January 8, 2025 — Last month, eleven Jesuits and three laypeople from six countries took part in a search and rescue mission in Arizona’s Sonoran Desert. The group was in search of migrants who crossed the Mexico border into the United States, and they came across eight areas that had remains of missing people.
The team included six members of Jesuits West: Fr. Brad Mills, SJ; James Millikan, SJ; Chris Nguyen, SJ; John Meyers, SJ; Ulises Covarrubias, SJ; and Jaret Ornelas, SJ. They focused their search on a 30-mile stretch of Growler Valley in south-central Arizona. They tied bright pink ribbons to tree branches to mark the spots where they found human remains and notified authorities of the locations.
Ornelas, who is currently studying theology at the Boston College Clough School of Theology and Ministry, has been a volunteer for the past three and a half years with Battalion Search and Rescue, a humanitarian nongovernmental agency. He said it is very rare to find anyone other than migrants in such remote areas of the state. With Battalion, he said, he has helped recover the remains of 30 (identified) people and found eight people alive.

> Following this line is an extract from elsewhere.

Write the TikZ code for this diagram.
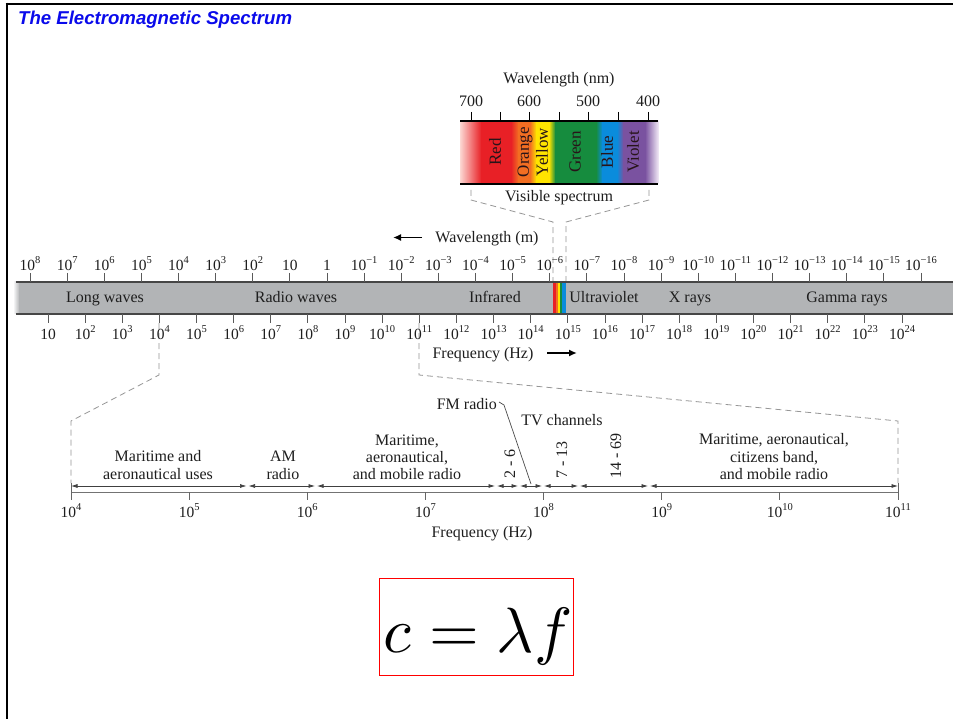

“You don’t get used to it,” Ornelas told OSV News after finishing the mission, which took place December 20-22. “It’s still heartbreaking every time. Usually, how it works for me when I first spot something, a pit will form in my stomach, but then, there’s a little shot of adrenaline and you get about doing your work. And it’s later, sometimes a couple hours, sometimes a couple days later, that it really hits you.”

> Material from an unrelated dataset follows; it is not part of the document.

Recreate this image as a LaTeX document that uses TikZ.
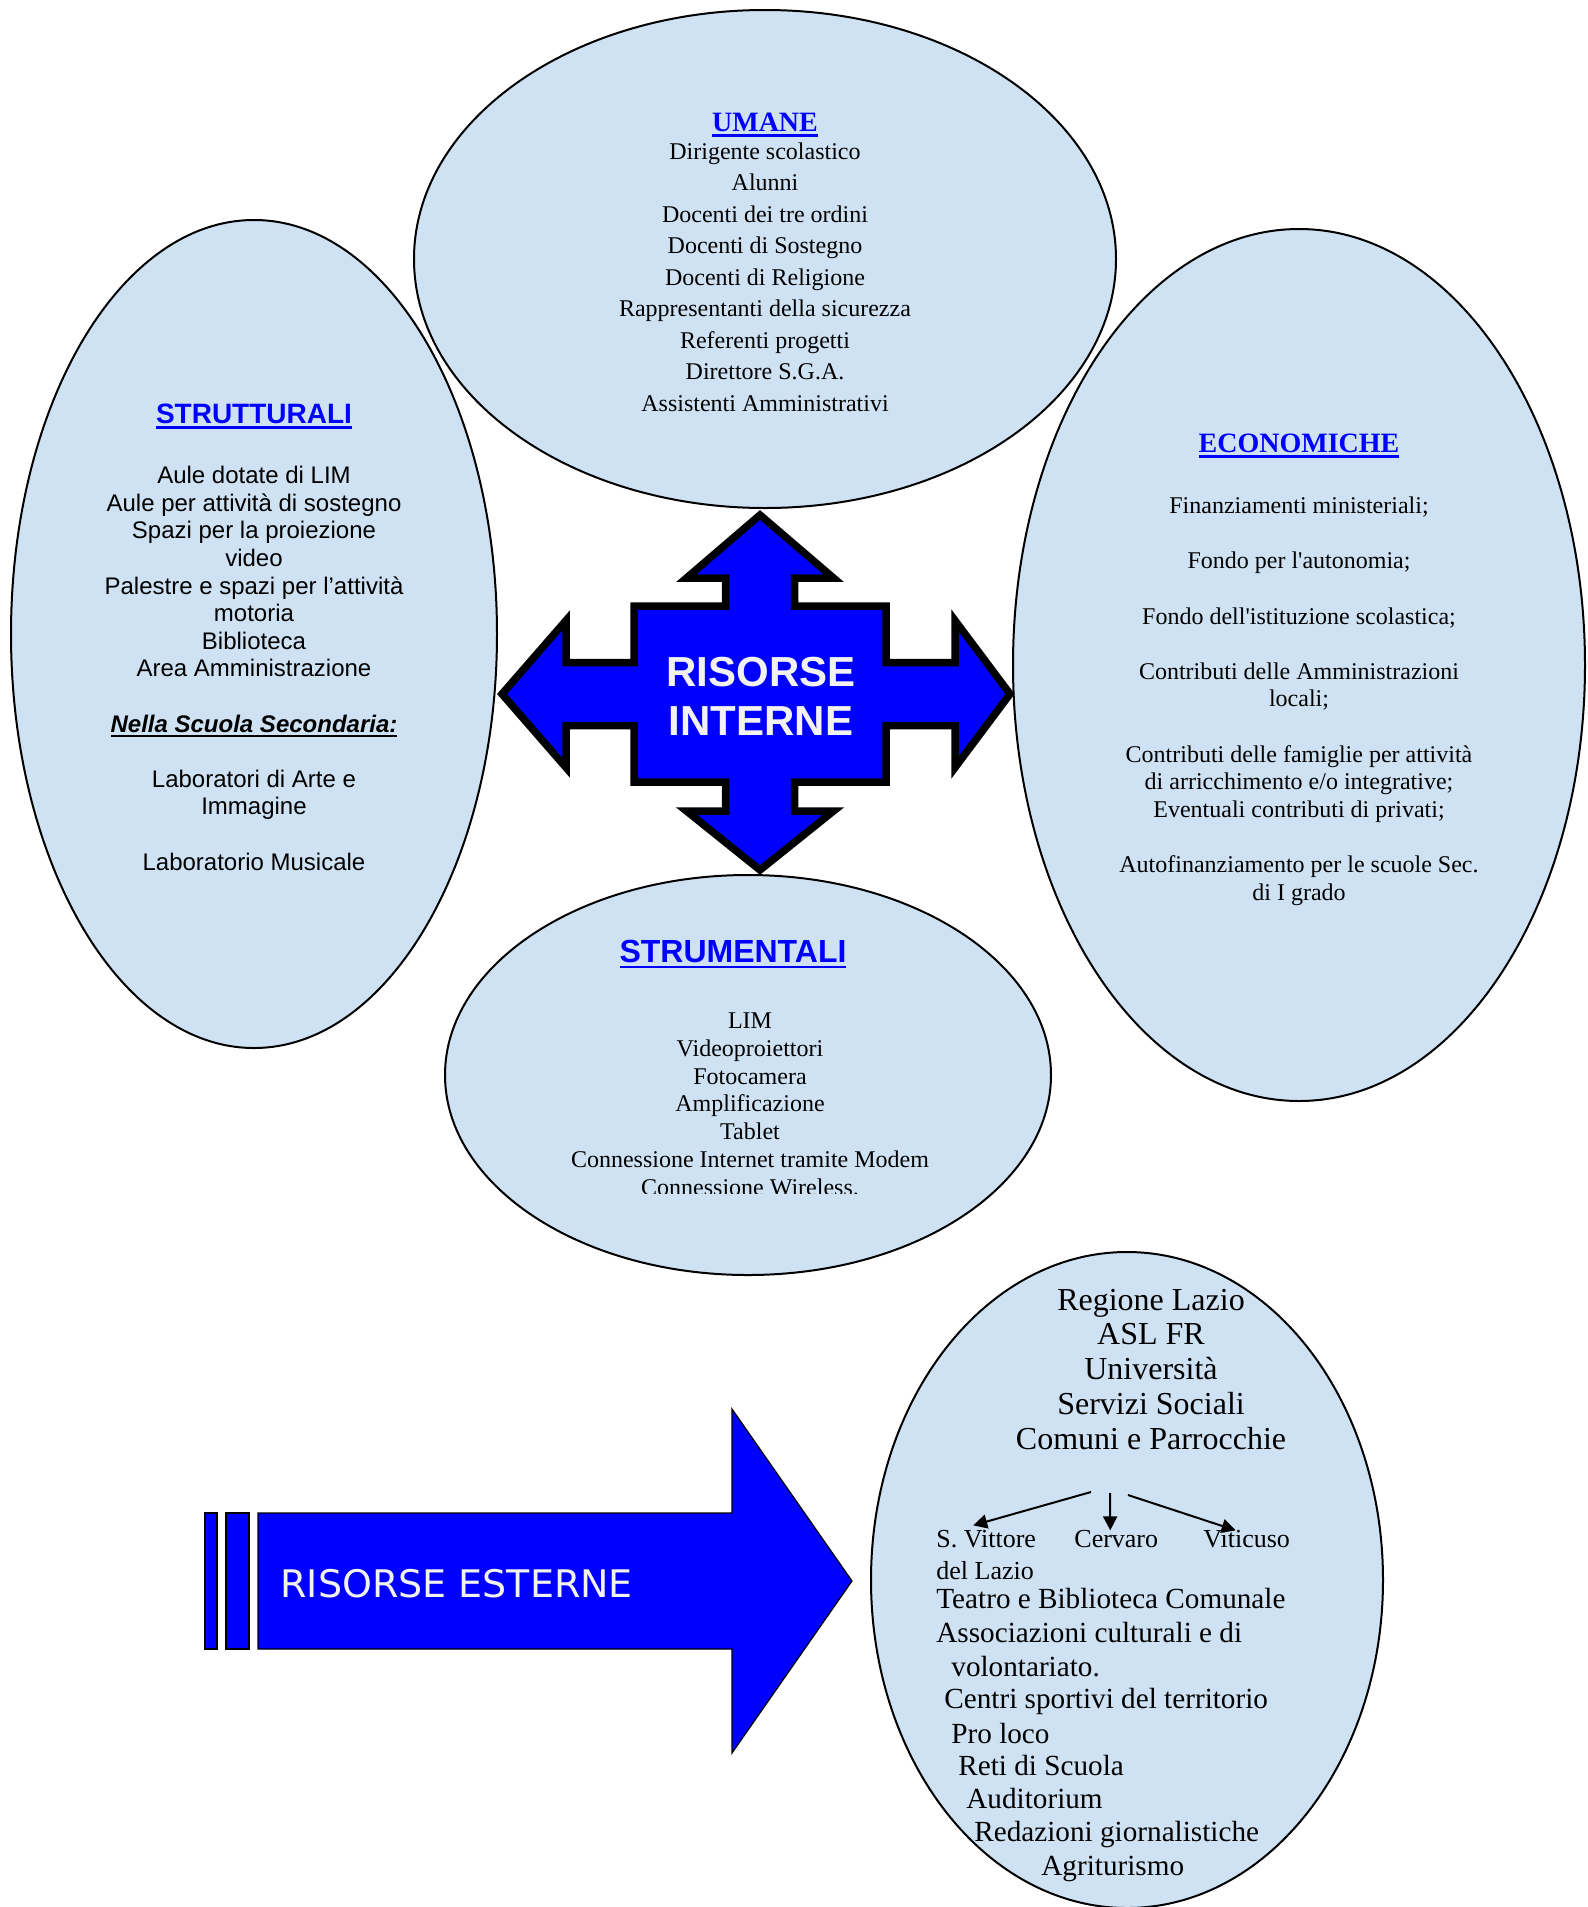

Ornelas said he still had to process the search mission. But he added that in the past after finding pieces of a child’s skull, he has felt “furious that this world is so broken” but that he was also grateful because he was certain the dead were “with God.”
Ornelas said the difference in the search and rescue mission this time was that he was able to be with fellow Jesuits, whom he invited. The two priests present celebrated Mass nightly for the dead.
“After Mass and after dinner, we had faith-sharing every night, just checking in with each other. And I felt so much gratitude for the other companions here,” he said. “But at the same time when I heard on the (walkie talkie) radio … a guy … (who) I was big brother to in the novitiate said he found a humerus and his group found a skull, I got choked up because I’m grateful that there are more people who are doing this work, but I also know that these things are going to stay with them.”
Fr. Mills, associate pastor of Our Lady of Guadalupe Church in San Diego, was one of the priests who celebrated Mass for the deceased whose bones were found. On his first ever search and rescue mission, he said it was “especially meaningful to have said the Mass “in a setting where countless people had lost their lives.”
“We were remembering them in some ways,” he said. “All of them were present in that Mass. And one phrase we kept saying as a group was that ‘death does not have the final say.’”
“I think when we encounter great suffering and great darkness, we can’t help but long for Christ’s coming. We can’t help but long for more light. I found myself longing for more light in the form of more justice, more humane treatment of immigrants and refugees around the world and longing for a world where immigrants aren’t talked about in demonizing terminology, but rather are seen as human beings, and valued,” said Fr. Mills.